In all these cases due to the HVAC and also due to the person, there are these convective flows that we've talked about from inertia, which also contribute to mixing.

So as we'll talk about shortly, we also know that this person is breathing.

Let's say, they're just breathing through the nose, even.

Then there's some puffs that are generated.

And you've got the thermal stuff going on.

Also, the air that you're breathing out is warmer than the ambient.

So it tends to want to rise as well.

So I hope I've convinced you here that-- I'll write this as, these could be buoyant respiratory jets and puffs.

So I guess the first part of this section is just to convince you that the conditions in a room are such that we have good reason to believe that there is significant mixing of the air, either due to inertial effects from movement, from ventilation air flows, or from thermal effects, as we have sketched here.

And so at least, that gives us a beginning of a justification for our assumption of a well-mixed room.

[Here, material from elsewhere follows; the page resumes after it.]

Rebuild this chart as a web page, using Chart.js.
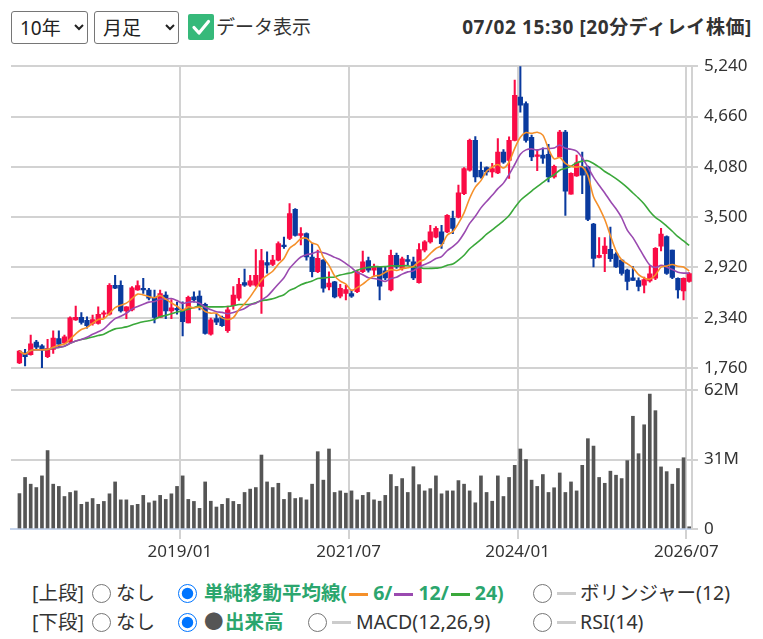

So in this video from Linden's group at the University of Cambridge, we can see a visualization of the airflow around a person who is speaking or just breathing.

And the videos are taken by a differential synthetic schlieren imaging method, which allows you to see basically the changes in density in the flow.

And what we see are these thermal plumes of warm air rising past the body due to the difference in the body temperature and the ambient air temperature.

And we also see, on top of that, repeated puffs coming from the breathing, which interact with those plumes and also themselves have buoyant and turbulent flows therein.

In the next video, we see how different the flows are when masks are worn.

So we can still see the thermal body plume rising vertically past the person's face.

But now the mask is preventing the transfer of momentum to the fluid to push forward these puffs.

And instead, we see the leaking of some of the breathed, exhaled air rising, almost entrained in the turbulent thermal plume rising upwards rather than being ejected forward.

And so this helps to eliminate short-range transmission due to those puffs and really brings us closer to an airborne model of a well-mixed room.